A
clarification: I don’t mean that things need to end happily for the characters for
me to enjoy the story. Nor do I mean
that there needs to be some obvious solution around the corner which will
resolve or even ameliorate the horrible state into which things have sunk. What I do mean is that the dystopia needs to
have, even in its brokenness, indications that there is a mastering wholeness within
which it is housed. In other words: a
dystopia should show original sin run rampant.

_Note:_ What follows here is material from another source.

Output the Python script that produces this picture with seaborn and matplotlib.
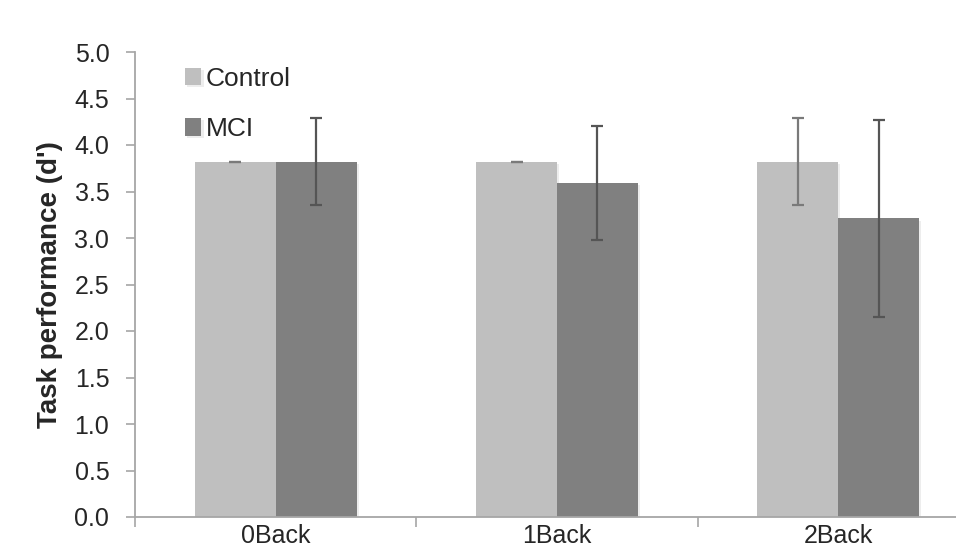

Most dystopias I think rather show the absence of God. That is what I find repulsive and terrifying.
I
am afraid I cannot quantify exactly what it means for a work to “show the
absence of God.” I am certainly not
requiring that he appear like Aslan in the Narnia Chronicles, nor even asking
for the sort of numinous hints which Tolkien gives in The Lord of the Rings. And
obviously there are lots of books which don’t intrude on territory that demands
a sense of the divine; books which are purposely kept small and human by their
writers. Indeed, I think the vast majority
of books are like this; and some books I very much enjoy—and which are vast in
their own way—are included. Anne of Green Gables; the Rex Stout mysteries;
Cheaper by the Dozen (except perhaps
for its closing reference to mumblety-peg, which is curiously redemptive); the
works of Jane Austen and Dickens.
But
there are other works which in one way or another signal a sense of the divine:
the works of Shakespeare, Evelyn Waugh’s Sword
of Honour Trilogy (a darn sight more than Brideshead, actually), The Wind in the Willows, even something
as horrific as Brave New World.
And
then there are other books in which the divine is not merely unmentioned but
absent. I hardly know how else to
describe the distinction. It is as if
the story requires a numinous presence, however slight of subtle, and instead
there is a hole which, however small, leaves a mark upon the book, not merely
as a matter or irreligiosity, but as a flaw in its artistry. Dorothy Sayers talks in her masterwork The Mind of the Maker about what it
means to be faithful to the story one is working on (not her phrase, but the
best I can remember at the moment to convey what she means). My best guess for the works with God-shaped
holes is that their “father” (Sayers’ term) included the Father, but they would not (Matt. 23:37). And that rejection colors their whole works,
down to their “spirit,” such that the reader can feel sometimes a sense of
oppression.
(Michael
O’Brien has written about a sense of oppression after reading certain
works. I agree with him that it is
possible to feel such a thing, and that it is not always subjective—or at any
rate, that it is something real about the works, even though only certain
readers seem to feel it. But I am not
convinced by his idea that this is a demonic thing—at least, it is not more
demonic than most rejections of God by sin are—it is rather a matter of the “spirit”
being lacking.)
What
sort of stories do I have in mind? I can
only point to examples where I felt, in one way or another, this sense of
loss. I don’t mean, by the way, to say
that these books are immoral (they aren’t) or shouldn’t be read (they should)
or that I don’t like them (I do, for the most part—I just find I must read them
in very small doses to avoid feeling depressed).
The
books include the Harry Potter series by book four (yes, yes, I know, shoot me!
but I do enjoy it), Peter Pan (there’s a reason a series on
this blog tackled, *ahem* is tackling its interpretation), and the recently
acclaimed Station Eleven and Winter’s Tale (neither of which—full disclosure—I
was able to finish, so it is possible
that their holes were eventually filled).
Again,
I’m not calling for Aslan. I only know, as
if by feel or smell, that there is something subtly off about these books, as
there is about the walls and ceiling of the room were Mark Studdock finds himself
in That Hideous Strength.
It
is a subtle thing I’m talking about. It
is all the difference between Hamlet
with “Let be,” and Hamlet without it. But I do not mean by that example to say a
mere word would change things for these books; the words are simply
illustrative. It is an atmosphere, a
tone, a spirit.
I
stress again, it is not a matter of these books being “dystopian” (as you can
see, most of them aren’t), nor even of their being dark. Rather, it is that the darkness, in missing
something critical to its own very existence, is a darkness without truth.